« Depuis 18 mois, pas moins de 15 dirigeants de multinationales agroalimentaires ont quitté leur poste. Les temps sont difficiles pour plusieurs marques bien connues et les choses ne changeront pas de sitôt. »
SYLVAIN CHARLEBOIS, Professeur en distribution et politiques agroalimentaires, Facultés de Management et d’Agriculture, Université Dalhousie.
La Descente aux Enfers des Multinationales
Les dirigeants des grandes multinationales de la transformation alimentaire tombent comme des mouches. Depuis 18 mois, à la lumière de piètre performance financière, pas moins de 15 dirigeants ont quitté la barre de leur entreprise. Peu de gens ignorent que les consommateurs boudent de plus en plus les grandes marques pour une panoplie de raisons. L’industrie peine à augmenter ses ventes et le manque d’imagination et de créativité crève les yeux.
Denise Morrison de Campbell est la plus récente victime. Nommée en 2011, elle a quitté son poste la semaine dernière. La liste des dirigeants ayant quitté leur entreprise comprend aussi John Bryant de Kellogg et Irene Rosenfeld de Mondelēz International. La grande majorité des PDG dans le secteur occupe leur poste depuis moins de trois ans.
Ces géants de l’agroalimentaire ont du mal à suivre les petites et moyennes entreprises qui perturbent le marché avec des idées novatrices et de nouveaux produits qui accrochent les consommateurs par leurs valeurs. Santé, environnement, éthique, tout y passe. En effet, les consommateurs qui se sentent abandonnés par les grands de l’alimentation découvrent un nouvel univers de petites entreprises qui pendant des années étaient étouffées par ces machines de marketing. Mais aujourd’hui, avec les médias sociaux tout devient possible. Alors, pour les multinationales, rester à l’affût des nouvelles tendances devient pratiquement impossible, à moins d’acquérir de petites entreprises ayant une approche qui diffère de la leur.

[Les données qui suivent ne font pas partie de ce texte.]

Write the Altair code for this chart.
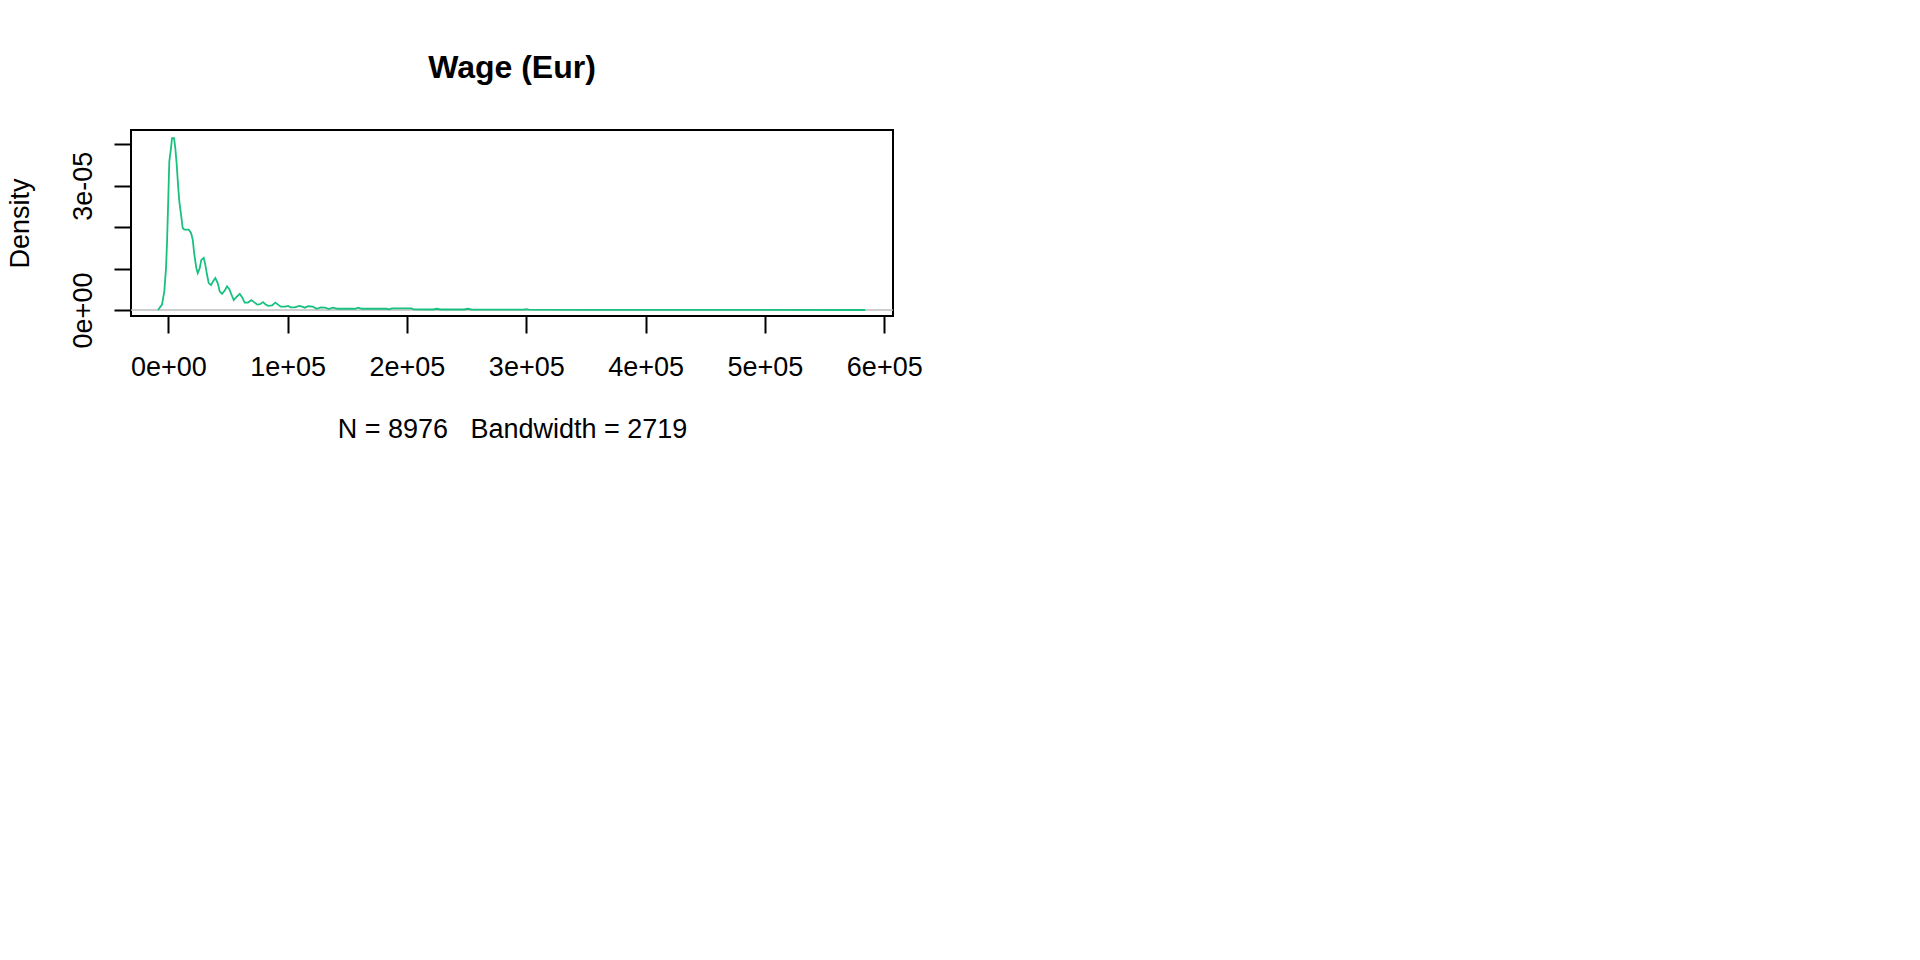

La direction de ces multinationales doit maintenant courir le risque de délaisser des marchés qu’ils ont jadis dominés. Prenons l’exemple de Campbell qui suite à l’impopularité de la soupe en conserve a dû penser autrement et instaurer une stratégie de croissance en créant de nouvelles catégories de produits. L’approche essai-erreur nécessite une patience qui n’existe tout simplement pas au sein des grandes entreprises. De plus, les consommateurs sont, la plupart du temps, sceptiques par rapport aux nouveaux produits lancés par les grands. Pour ces derniers, il devient difficile, voire impossible, de se distancer du passé. En revanche, les entreprises en démarrage ont de plus en plus accès à des capitaux pour soutenir leurs ambitions de recherche et de développement.
Surtout ces jours-ci, les grands de l’alimentation veulent éviter à tout prix le cimetière des marques : le centre du magasin. La majorité des consommateurs passent maintenant plus de temps en périphérie de l’épicerie où se retrouvent les produits frais. Depuis quelques années, les supermarchés tentent de développer des produits frais afin d’attirer un consommateur exigeant. Mais les résultats sont rarement satisfaisants.
La plupart des grandes entreprises ont lancé des programmes d’investissement et de démarrage : une division de capitaux de risque. Ces fonds permettent ainsi à de nouvelles idées d’émerger sans les contraintes d’un grand conglomérat. Campbell, PepsiCo, Coca-Cola, Mars et General Mills, entre autres, l’ont tous fait. Pour les démarreurs d’entreprise, ces fonds servent bien mais deviennent aussi un boulet psychologique pour plusieurs qui veulent se distancer des grands. Le processus de démarrage et le financement de ces projets doivent être gérés avec une délicatesse ahurissante.
Mais les multinationales subissent aussi les contrecoups du succès de leurs prédécesseurs. Pendant des années, elles avaient un pouvoir énorme de négocier l’espace occupé en magasin et mieux contrôler les stratégies de présentation sur les tablettes. Plus maintenant. Autant aux États-Unis qu’au Canada, les supermarchés maîtrisent mieux les règles du jeu et les marques privées ont fait toute la différence.
Ainsi, les grands de la transformation alimentaire connaissent des temps extrêmement éprouvants et leurs dirigeants font face à un dilemme frustrant. Celui d’acquérir une autre entreprise et prendre le risque d’être scruté à la loupe par les investisseurs, ou bien de laisser les choses aller et voir certaines marques vivre une mort lente et pénible. Puisque plusieurs composent avec des familles et des actionnaires allergiques aux risques, le changement s’instaure donc difficilement. Quitter le navire devient la voie la plus facile.
Il ne serait donc pas surprenant de voir le nombre d’acquisitions et de fusions augmenter d’ici les prochaines années. Mais les dirigeants continueront d’être les têtes de Turc pour la mauvaise performance du secteur.